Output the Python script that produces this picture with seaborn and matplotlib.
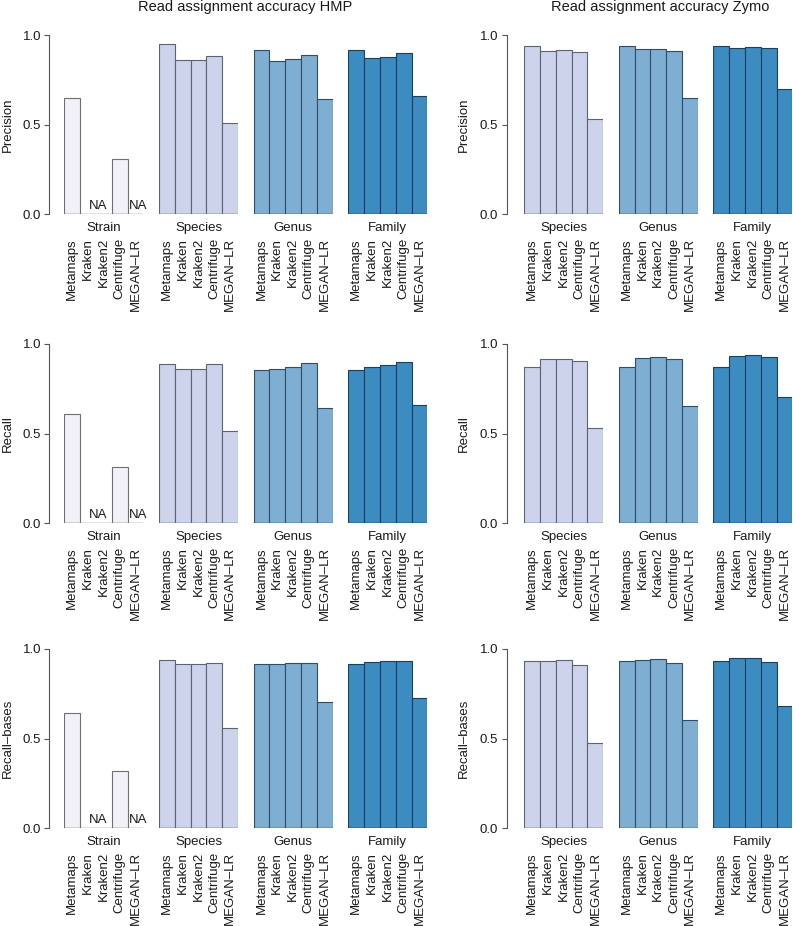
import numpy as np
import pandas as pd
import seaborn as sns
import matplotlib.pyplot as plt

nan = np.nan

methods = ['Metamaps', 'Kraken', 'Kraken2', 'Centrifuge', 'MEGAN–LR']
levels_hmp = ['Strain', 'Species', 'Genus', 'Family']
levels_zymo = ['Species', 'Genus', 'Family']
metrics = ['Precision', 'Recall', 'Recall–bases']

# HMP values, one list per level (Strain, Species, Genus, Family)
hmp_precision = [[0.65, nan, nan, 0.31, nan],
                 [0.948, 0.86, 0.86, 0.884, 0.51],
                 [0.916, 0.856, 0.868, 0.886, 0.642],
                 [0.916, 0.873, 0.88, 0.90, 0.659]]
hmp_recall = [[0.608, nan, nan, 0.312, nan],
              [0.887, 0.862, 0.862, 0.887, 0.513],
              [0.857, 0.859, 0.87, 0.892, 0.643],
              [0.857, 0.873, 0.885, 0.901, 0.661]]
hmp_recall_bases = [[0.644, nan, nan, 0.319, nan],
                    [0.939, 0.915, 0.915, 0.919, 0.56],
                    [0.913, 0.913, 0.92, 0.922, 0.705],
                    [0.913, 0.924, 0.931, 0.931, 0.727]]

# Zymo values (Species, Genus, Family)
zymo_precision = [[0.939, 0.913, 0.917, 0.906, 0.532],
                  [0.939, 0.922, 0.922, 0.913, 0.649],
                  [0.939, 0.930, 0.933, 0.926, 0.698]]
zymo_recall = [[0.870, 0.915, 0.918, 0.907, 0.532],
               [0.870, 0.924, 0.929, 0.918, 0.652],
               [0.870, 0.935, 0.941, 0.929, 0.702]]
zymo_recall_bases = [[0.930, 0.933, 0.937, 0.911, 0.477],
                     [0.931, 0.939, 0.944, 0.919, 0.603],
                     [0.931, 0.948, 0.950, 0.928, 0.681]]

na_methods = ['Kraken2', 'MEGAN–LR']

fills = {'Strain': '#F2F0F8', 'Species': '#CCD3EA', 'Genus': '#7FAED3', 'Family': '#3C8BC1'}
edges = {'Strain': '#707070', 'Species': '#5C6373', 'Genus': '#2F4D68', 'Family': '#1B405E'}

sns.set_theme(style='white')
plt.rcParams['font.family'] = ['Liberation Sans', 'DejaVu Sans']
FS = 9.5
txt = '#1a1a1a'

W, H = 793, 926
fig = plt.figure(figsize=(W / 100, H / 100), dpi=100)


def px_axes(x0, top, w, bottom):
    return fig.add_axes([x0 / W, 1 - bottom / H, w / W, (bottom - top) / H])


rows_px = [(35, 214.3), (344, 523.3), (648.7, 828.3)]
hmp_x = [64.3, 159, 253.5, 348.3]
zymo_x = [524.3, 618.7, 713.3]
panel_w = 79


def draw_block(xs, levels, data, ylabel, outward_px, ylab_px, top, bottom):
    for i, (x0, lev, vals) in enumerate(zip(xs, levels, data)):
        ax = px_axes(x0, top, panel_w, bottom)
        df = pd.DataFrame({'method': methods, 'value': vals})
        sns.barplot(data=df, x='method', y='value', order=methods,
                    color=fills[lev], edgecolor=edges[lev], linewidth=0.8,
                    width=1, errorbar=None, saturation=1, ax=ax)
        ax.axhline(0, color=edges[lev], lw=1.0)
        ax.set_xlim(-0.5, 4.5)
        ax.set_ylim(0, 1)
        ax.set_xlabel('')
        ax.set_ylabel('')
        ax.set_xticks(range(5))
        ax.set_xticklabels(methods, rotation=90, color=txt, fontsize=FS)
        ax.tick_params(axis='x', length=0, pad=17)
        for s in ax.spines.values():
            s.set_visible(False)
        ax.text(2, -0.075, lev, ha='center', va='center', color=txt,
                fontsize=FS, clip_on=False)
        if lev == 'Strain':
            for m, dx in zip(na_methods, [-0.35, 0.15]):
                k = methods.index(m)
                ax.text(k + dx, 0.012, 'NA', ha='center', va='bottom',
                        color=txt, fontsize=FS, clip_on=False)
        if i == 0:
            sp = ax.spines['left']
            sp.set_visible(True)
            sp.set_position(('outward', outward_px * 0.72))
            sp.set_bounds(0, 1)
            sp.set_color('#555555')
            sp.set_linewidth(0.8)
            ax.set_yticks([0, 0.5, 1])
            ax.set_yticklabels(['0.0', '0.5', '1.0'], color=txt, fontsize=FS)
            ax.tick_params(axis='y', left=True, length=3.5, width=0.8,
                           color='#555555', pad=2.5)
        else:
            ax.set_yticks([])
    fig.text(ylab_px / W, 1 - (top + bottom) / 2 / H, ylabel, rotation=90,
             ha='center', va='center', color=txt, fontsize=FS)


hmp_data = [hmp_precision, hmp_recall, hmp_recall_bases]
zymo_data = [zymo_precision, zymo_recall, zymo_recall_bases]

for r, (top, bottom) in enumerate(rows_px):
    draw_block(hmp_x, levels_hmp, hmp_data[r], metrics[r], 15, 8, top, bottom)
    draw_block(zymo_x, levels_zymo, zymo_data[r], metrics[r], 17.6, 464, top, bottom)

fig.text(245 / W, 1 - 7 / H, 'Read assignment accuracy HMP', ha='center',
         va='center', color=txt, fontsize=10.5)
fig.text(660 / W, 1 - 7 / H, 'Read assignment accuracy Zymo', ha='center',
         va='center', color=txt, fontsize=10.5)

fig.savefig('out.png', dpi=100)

★ ★ ★ ★ ★

INSTRUCTIONS TO FOLLOW
Using the material above, return every line exactly as it appears, minus the pictures.

RESPONSE TO THE EXERCISE
Output the Python script that produces this picture with seaborn and matplotlib.
import numpy as np
import pandas as pd
import seaborn as sns
import matplotlib.pyplot as plt

nan = np.nan

methods = ['Metamaps', 'Kraken', 'Kraken2', 'Centrifuge', 'MEGAN–LR']
levels_hmp = ['Strain', 'Species', 'Genus', 'Family']
levels_zymo = ['Species', 'Genus', 'Family']
metrics = ['Precision', 'Recall', 'Recall–bases']

# HMP values, one list per level (Strain, Species, Genus, Family)
hmp_precision = [[0.65, nan, nan, 0.31, nan],
                 [0.948, 0.86, 0.86, 0.884, 0.51],
                 [0.916, 0.856, 0.868, 0.886, 0.642],
                 [0.916, 0.873, 0.88, 0.90, 0.659]]
hmp_recall = [[0.608, nan, nan, 0.312, nan],
              [0.887, 0.862, 0.862, 0.887, 0.513],
              [0.857, 0.859, 0.87, 0.892, 0.643],
              [0.857, 0.873, 0.885, 0.901, 0.661]]
hmp_recall_bases = [[0.644, nan, nan, 0.319, nan],
                    [0.939, 0.915, 0.915, 0.919, 0.56],
                    [0.913, 0.913, 0.92, 0.922, 0.705],
                    [0.913, 0.924, 0.931, 0.931, 0.727]]

# Zymo values (Species, Genus, Family)
zymo_precision = [[0.939, 0.913, 0.917, 0.906, 0.532],
                  [0.939, 0.922, 0.922, 0.913, 0.649],
                  [0.939, 0.930, 0.933, 0.926, 0.698]]
zymo_recall = [[0.870, 0.915, 0.918, 0.907, 0.532],
               [0.870, 0.924, 0.929, 0.918, 0.652],
               [0.870, 0.935, 0.941, 0.929, 0.702]]
zymo_recall_bases = [[0.930, 0.933, 0.937, 0.911, 0.477],
                     [0.931, 0.939, 0.944, 0.919, 0.603],
                     [0.931, 0.948, 0.950, 0.928, 0.681]]

na_methods = ['Kraken2', 'MEGAN–LR']

fills = {'Strain': '#F2F0F8', 'Species': '#CCD3EA', 'Genus': '#7FAED3', 'Family': '#3C8BC1'}
edges = {'Strain': '#707070', 'Species': '#5C6373', 'Genus': '#2F4D68', 'Family': '#1B405E'}

sns.set_theme(style='white')
plt.rcParams['font.family'] = ['Liberation Sans', 'DejaVu Sans']
FS = 9.5
txt = '#1a1a1a'

W, H = 793, 926
fig = plt.figure(figsize=(W / 100, H / 100), dpi=100)


def px_axes(x0, top, w, bottom):
    return fig.add_axes([x0 / W, 1 - bottom / H, w / W, (bottom - top) / H])


rows_px = [(35, 214.3), (344, 523.3), (648.7, 828.3)]
hmp_x = [64.3, 159, 253.5, 348.3]
zymo_x = [524.3, 618.7, 713.3]
panel_w = 79


def draw_block(xs, levels, data, ylabel, outward_px, ylab_px, top, bottom):
    for i, (x0, lev, vals) in enumerate(zip(xs, levels, data)):
        ax = px_axes(x0, top, panel_w, bottom)
        df = pd.DataFrame({'method': methods, 'value': vals})
        sns.barplot(data=df, x='method', y='value', order=methods,
                    color=fills[lev], edgecolor=edges[lev], linewidth=0.8,
                    width=1, errorbar=None, saturation=1, ax=ax)
        ax.axhline(0, color=edges[lev], lw=1.0)
        ax.set_xlim(-0.5, 4.5)
        ax.set_ylim(0, 1)
        ax.set_xlabel('')
        ax.set_ylabel('')
        ax.set_xticks(range(5))
        ax.set_xticklabels(methods, rotation=90, color=txt, fontsize=FS)
        ax.tick_params(axis='x', length=0, pad=17)
        for s in ax.spines.values():
            s.set_visible(False)
        ax.text(2, -0.075, lev, ha='center', va='center', color=txt,
                fontsize=FS, clip_on=False)
        if lev == 'Strain':
            for m, dx in zip(na_methods, [-0.35, 0.15]):
                k = methods.index(m)
                ax.text(k + dx, 0.012, 'NA', ha='center', va='bottom',
                        color=txt, fontsize=FS, clip_on=False)
        if i == 0:
            sp = ax.spines['left']
            sp.set_visible(True)
            sp.set_position(('outward', outward_px * 0.72))
            sp.set_bounds(0, 1)
            sp.set_color('#555555')
            sp.set_linewidth(0.8)
            ax.set_yticks([0, 0.5, 1])
            ax.set_yticklabels(['0.0', '0.5', '1.0'], color=txt, fontsize=FS)
            ax.tick_params(axis='y', left=True, length=3.5, width=0.8,
                           color='#555555', pad=2.5)
        else:
            ax.set_yticks([])
    fig.text(ylab_px / W, 1 - (top + bottom) / 2 / H, ylabel, rotation=90,
             ha='center', va='center', color=txt, fontsize=FS)


hmp_data = [hmp_precision, hmp_recall, hmp_recall_bases]
zymo_data = [zymo_precision, zymo_recall, zymo_recall_bases]

for r, (top, bottom) in enumerate(rows_px):
    draw_block(hmp_x, levels_hmp, hmp_data[r], metrics[r], 15, 8, top, bottom)
    draw_block(zymo_x, levels_zymo, zymo_data[r], metrics[r], 17.6, 464, top, bottom)

fig.text(245 / W, 1 - 7 / H, 'Read assignment accuracy HMP', ha='center',
         va='center', color=txt, fontsize=10.5)
fig.text(660 / W, 1 - 7 / H, 'Read assignment accuracy Zymo', ha='center',
         va='center', color=txt, fontsize=10.5)

fig.savefig('out.png', dpi=100)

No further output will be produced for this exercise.